### Prompt
Your answer should consist solely of the lines from the one with "The picture is" through the one with "from bokeh.resources import INLINE", copied exactly, endpoints included.

### Data excerpt
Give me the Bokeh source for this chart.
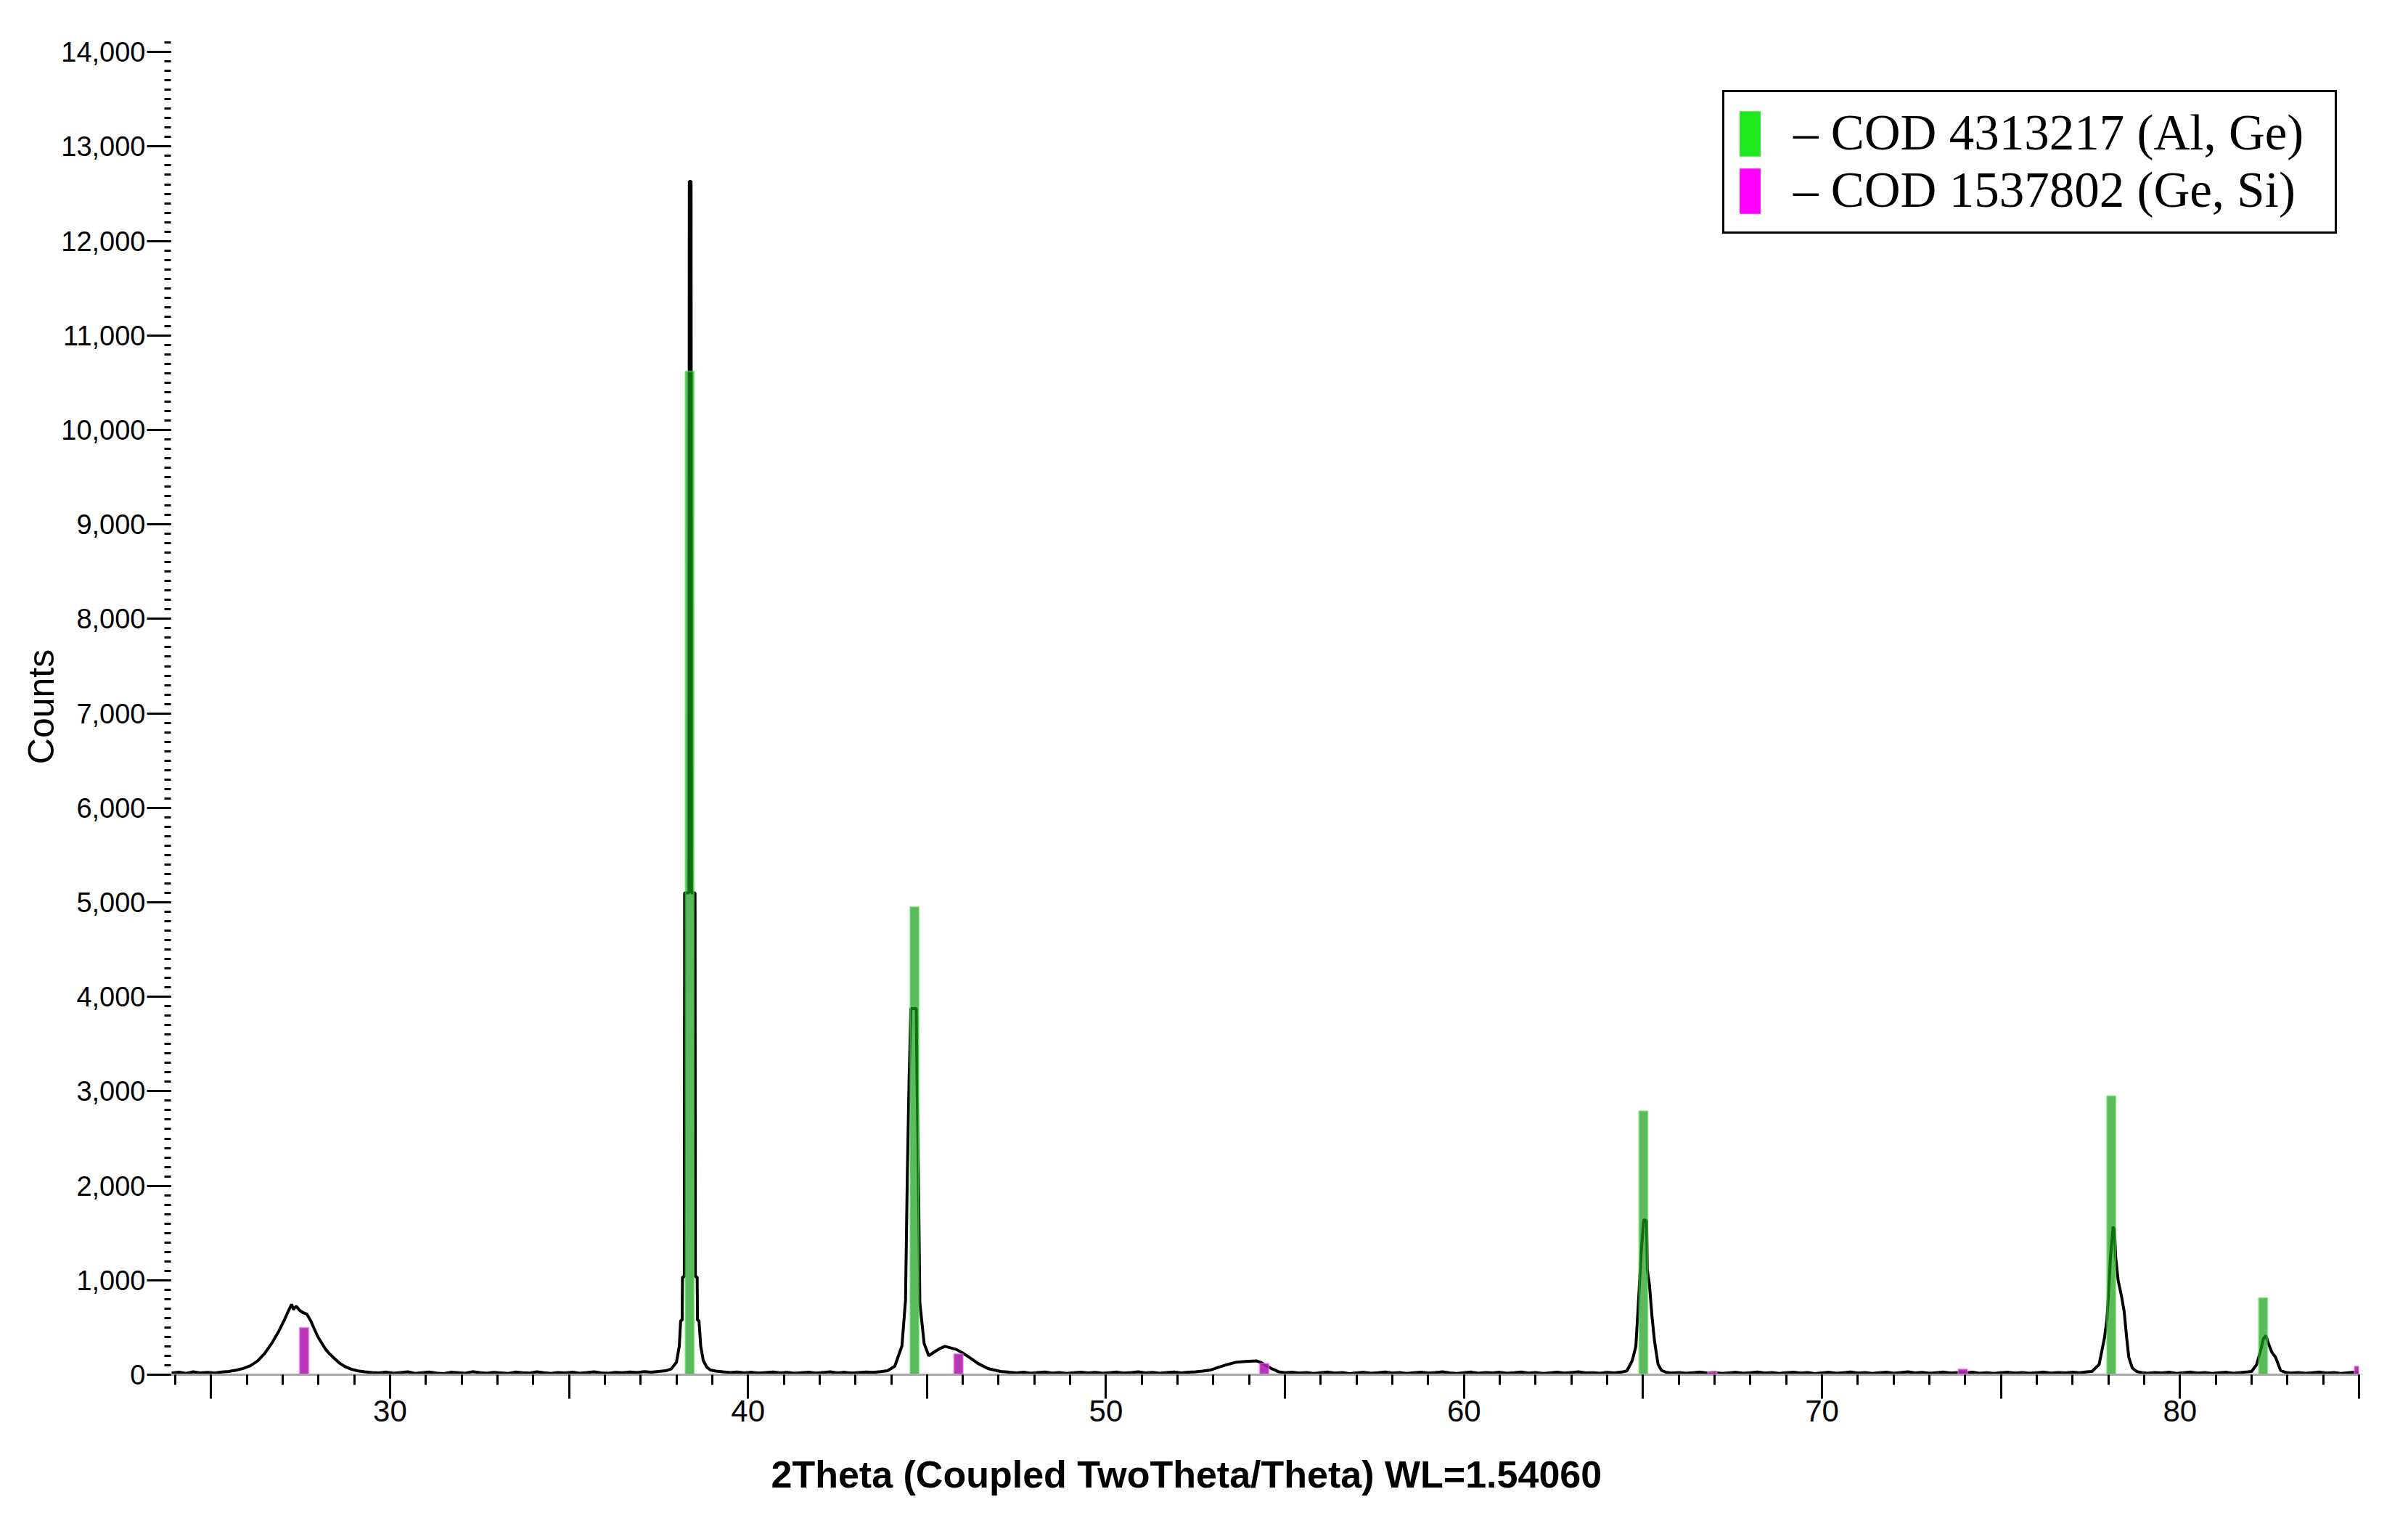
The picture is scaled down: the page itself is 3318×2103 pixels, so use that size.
from bokeh.plotting import figure
from bokeh.models import (Range1d, FixedTicker, SingleIntervalTicker, NumeralTickFormatter,
                          Legend, LegendItem, Title)
from bokeh.embed import file_html
from bokeh.resources import INLINE

# ---------------- data ----------------
two_theta = [
    23.9, 24.1, 24.3, 24.5, 24.7, 24.9, 25.1, 25.3, 25.5, 25.7, 25.9, 26.1, 26.3, 26.5, 26.7, 26.9,
    27.05, 27.15, 27.25, 27.3, 27.38, 27.48, 27.58, 27.68, 27.78, 27.88, 27.98, 28.1, 28.2, 28.3,
    28.45, 28.6, 28.75, 28.9, 29.1, 29.3, 29.5, 29.7, 29.9, 30.1, 30.3, 30.5, 30.7, 30.9, 31.1,
    31.3, 31.5, 31.7, 31.9, 32.1, 32.3, 32.5, 32.7, 32.9, 33.1, 33.3, 33.5, 33.7, 33.9, 34.1, 34.3,
    34.5, 34.7, 34.9, 35.1, 35.3, 35.5, 35.7, 35.9, 36.1, 36.3, 36.5, 36.7, 36.9, 37.1, 37.3, 37.5,
    37.7, 37.85, 38.0, 38.08, 38.12, 38.16, 38.17, 38.22, 38.23, 38.35, 38.36, 38.41, 38.42, 38.52,
    38.53, 38.58, 38.59, 38.63, 38.68, 38.75, 38.85, 38.95, 39.1, 39.3, 39.5, 39.7, 39.9, 40.1,
    40.3, 40.5, 40.7, 40.9, 41.1, 41.3, 41.5, 41.7, 41.9, 42.1, 42.3, 42.5, 42.7, 42.9, 43.1, 43.3,
    43.5, 43.7, 43.9, 44.1, 44.3, 44.4, 44.45, 44.5, 44.55, 44.7, 44.72, 44.76, 44.8, 44.92, 45.05,
    45.2, 45.35, 45.5, 45.65, 45.8, 45.97, 46.2, 46.42, 46.7, 47.05, 47.3, 47.5, 47.7, 47.9, 48.1,
    48.3, 48.5, 48.7, 48.9, 49.1, 49.3, 49.5, 49.7, 49.9, 50.1, 50.3, 50.5, 50.7, 50.9, 51.1, 51.3,
    51.5, 51.7, 51.9, 52.1, 52.3, 52.5, 52.7, 52.93, 53.15, 53.38, 53.65, 53.9, 54.2, 54.35, 54.47,
    54.65, 54.83, 55.0, 55.2, 55.4, 55.6, 55.8, 56.0, 56.2, 56.4, 56.6, 56.8, 57.0, 57.2, 57.4,
    57.6, 57.8, 58.0, 58.2, 58.4, 58.6, 58.8, 59.0, 59.2, 59.4, 59.6, 59.8, 60.0, 60.2, 60.4, 60.6,
    60.8, 61.0, 61.2, 61.4, 61.6, 61.8, 62.0, 62.2, 62.4, 62.6, 62.8, 63.0, 63.2, 63.4, 63.6, 63.8,
    64.0, 64.2, 64.4, 64.55, 64.7, 64.8, 64.87, 64.95, 65.02, 65.1, 65.12, 65.18, 65.25, 65.32,
    65.42, 65.52, 65.65, 65.8, 66.0, 66.2, 66.4, 66.6, 66.8, 67.0, 67.2, 67.4, 67.6, 67.8, 68.0,
    68.2, 68.4, 68.6, 68.8, 69.0, 69.2, 69.4, 69.6, 69.8, 70.0, 70.2, 70.4, 70.6, 70.8, 71.0, 71.2,
    71.4, 71.6, 71.8, 72.0, 72.2, 72.4, 72.6, 72.8, 73.0, 73.2, 73.4, 73.6, 73.8, 74.0, 74.2, 74.4,
    74.6, 74.8, 75.0, 75.2, 75.4, 75.6, 75.8, 76.0, 76.2, 76.4, 76.6, 76.8, 77.0, 77.2, 77.4, 77.54,
    77.74, 77.89, 77.96, 78.0, 78.06, 78.13, 78.17, 78.2, 78.27, 78.37, 78.44, 78.51, 78.57, 78.67,
    78.8, 78.95, 79.1, 79.3, 79.5, 79.7, 79.9, 80.1, 80.3, 80.5, 80.7, 80.9, 81.1, 81.3, 81.5, 81.7,
    81.9, 82.0, 82.14, 82.27, 82.33, 82.4, 82.47, 82.57, 82.67, 82.81, 82.94, 83.1, 83.3, 83.5,
    83.7, 83.9, 84.1, 84.3, 84.5, 84.7, 84.9, 85.0,
]
counts = [
    18, 27, 14, 31, 20, 25, 17, 29, 34, 48, 66, 95, 145, 225, 335, 465,
    580, 665, 745, 690, 725, 680, 655, 640, 575, 490, 405, 330, 270, 225,
    170, 120, 85, 60, 40, 30, 24, 19, 28, 15, 24, 31, 14, 22, 29,
    18, 12, 26, 21, 16, 32, 23, 15, 25, 20, 13, 28, 22, 17, 30, 21,
    14, 24, 19, 27, 16, 23, 31, 20, 15, 25, 22, 29, 24, 32, 27, 35,
    42, 60, 130, 300, 575, 575, 1035, 1035, 5100, 5100, 12630, 12630, 5100, 5100,
    1035, 1035, 575, 575, 300, 150, 80, 50, 38, 30, 24, 29, 20, 26,
    17, 23, 28, 19, 25, 16, 22, 27, 18, 24, 30, 20, 26, 17, 23, 28,
    25, 33, 42, 90, 305, 790, 2115, 3130, 3875, 3875, 3130, 2115, 760, 330, 200,
    240, 275, 300, 285, 270, 236, 180, 120, 65, 35, 26, 20, 27, 16, 23,
    29, 18, 24, 14, 21, 27, 19, 25, 15, 22, 28, 17, 23, 30, 19, 25,
    16, 24, 29, 20, 26, 31, 38, 50, 80, 107, 133, 140, 146, 125, 95,
    60, 30, 22, 27, 18, 24, 14, 21, 28, 17, 23, 12, 20, 26, 16,
    22, 29, 18, 24, 13, 21, 27, 17, 23, 30, 19, 14, 22, 28, 16, 24,
    19, 26, 15, 21, 29, 18, 23, 13, 20, 27, 17, 24, 30, 19, 22, 15,
    25, 20, 28, 40, 150, 300, 750, 1300, 1640, 1630, 1110, 950, 620, 360,
    110, 45, 25, 18, 24, 15, 22, 28, 17, 23, 13, 20, 26, 16, 22,
    29, 18, 24, 14, 21, 27, 17, 23, 12, 20, 26, 15, 22, 28, 18, 24,
    14, 21, 27, 16, 23, 30, 19, 25, 15, 22, 28, 17, 24, 20, 27, 16,
    22, 13, 21, 26, 18, 24, 15, 22, 28, 17, 23, 19, 26, 21, 30, 35,
    107, 390, 593, 850, 1250, 1565, 1540, 1258, 1003, 823, 670, 390, 184, 69,
    32, 22, 16, 24, 19, 27, 14, 22, 28, 17, 23, 13, 21, 26, 16, 24,
    30, 35, 107, 286, 380, 414, 330, 235, 184, 45, 25, 18, 24, 15,
    22, 28, 17, 23, 14, 21, 26, 20,
]

# reference lines
cod_alge_pos = [38.37, 44.65, 65.01, 78.08, 82.32]
cod_alge_int = [10620, 4950, 2790, 2950, 812]
cod_gesi_pos = [27.6, 45.88, 54.42, 66.94, 73.93, 85.0]
cod_gesi_int = [500, 220, 120, 30, 60, 90]

legend_labels = ["\u2013 COD 4313217 (Al, Ge)", "\u2013 COD 1537802 (Ge, Si)"]
x_title = "2Theta (Coupled TwoTheta/Theta) WL=1.54060"
y_title = "Counts"

x_major = [25, 30, 35, 40, 45, 50, 55, 60, 65, 70, 75, 80, 85]
x_minor = list(range(24, 86))
x_labels = {v: (str(v) if v % 10 == 0 else "") for v in x_major}

# ---------------- figure ----------------
p = figure(width=3318, height=2103, output_backend="svg", toolbar_location=None,
           x_range=Range1d(23.88, 85.0), y_range=Range1d(0, 14140),
           min_border_left=235, min_border_right=68, min_border_top=53, min_border_bottom=209)
p.outline_line_color = None
p.xgrid.visible = False
p.ygrid.visible = False
p.background_fill_color = "white"

p.line(two_theta, counts, line_color="black", line_width=4)

p.vbar(x=cod_alge_pos, top=cod_alge_int, bottom=0, width=0.24,
       fill_color="#1a9a1a", fill_alpha=0.7, line_color="#44e844", line_alpha=0.55, line_width=2)
p.vbar(x=cod_gesi_pos, top=cod_gesi_int, bottom=0, width=0.26,
       fill_color="#b020b0", fill_alpha=0.9, line_color="#ff77ff", line_alpha=0.5, line_width=2)

# legend keys: zero-height bars at the same positions, carrying the bright legend colours
lg_green = p.vbar(x=cod_alge_pos, top=0, bottom=0, width=0.24, fill_color="#1fe81f", line_color=None)
lg_mag = p.vbar(x=cod_gesi_pos, top=0, bottom=0, width=0.26, fill_color="#ff00ff", line_color=None)

legend = Legend(items=[LegendItem(label=legend_labels[0], renderers=[lg_green]),
                       LegendItem(label=legend_labels[1], renderers=[lg_mag])],
                location=(2138, 1572))
legend.label_text_font = "Liberation Serif"
legend.label_text_font_size = "69px"
legend.label_text_color = "black"
legend.glyph_width = 36
legend.glyph_height = 78
legend.label_height = 78
legend.label_width = 729
legend.spacing = 0
legend.padding = 17
legend.margin = 0
legend.label_standoff = 42
legend.border_line_color = "black"
legend.border_line_alpha = 1.0
legend.border_line_width = 3
legend.background_fill_color = "white"
legend.background_fill_alpha = 1.0
p.add_layout(legend, "center")

# x axis
xa = p.xaxis[0]
xa.ticker = FixedTicker(ticks=x_major, minor_ticks=x_minor)
xa.major_label_overrides = x_labels
xa.axis_line_color = "#a8a8a8"
xa.axis_line_width = 3
xa.major_tick_in = 0
xa.major_tick_out = 33
xa.minor_tick_in = 0
xa.minor_tick_out = 14
xa.major_tick_line_width = 3
xa.minor_tick_line_width = 3
xa.major_label_standoff = 2
xa.major_label_text_font = "Liberation Sans"
xa.major_label_text_font_size = "42px"
xa.major_label_text_color = "black"

# x title: sits left of the frame centre in the original, so placed as a left-aligned title with offset
p.add_layout(Title(text=x_title, align="left", offset=827, standoff=78,
                   text_font="Liberation Sans", text_font_style="bold",
                   text_font_size="52px", text_color="black"), "below")

# y axis
ya = p.yaxis[0]
ya.ticker = SingleIntervalTicker(interval=1000, num_minor_ticks=10)
ya.formatter = NumeralTickFormatter(format="0,0")
ya.axis_line_color = None
ya.major_tick_in = 0
ya.major_tick_out = 33
ya.minor_tick_in = 0
ya.minor_tick_out = 9
ya.major_tick_line_width = 3
ya.minor_tick_line_width = 3
ya.major_label_standoff = 2
ya.major_label_text_font = "Liberation Sans"
ya.major_label_text_font_size = "38px"
ya.major_label_text_color = "black"
ya.axis_label = y_title
ya.axis_label_text_font = "Liberation Sans"
ya.axis_label_text_font_style = "normal"
ya.axis_label_text_font_size = "50px"
ya.axis_label_text_color = "black"
ya.axis_label_standoff = -4

open("out.html", "w").write(file_html(p, INLINE))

### Task solution
The picture is scaled down: the page itself is 3318×2103 pixels, so use that size.
from bokeh.plotting import figure
from bokeh.models import (Range1d, FixedTicker, SingleIntervalTicker, NumeralTickFormatter,
                          Legend, LegendItem, Title)
from bokeh.embed import file_html
from bokeh.resources import INLINE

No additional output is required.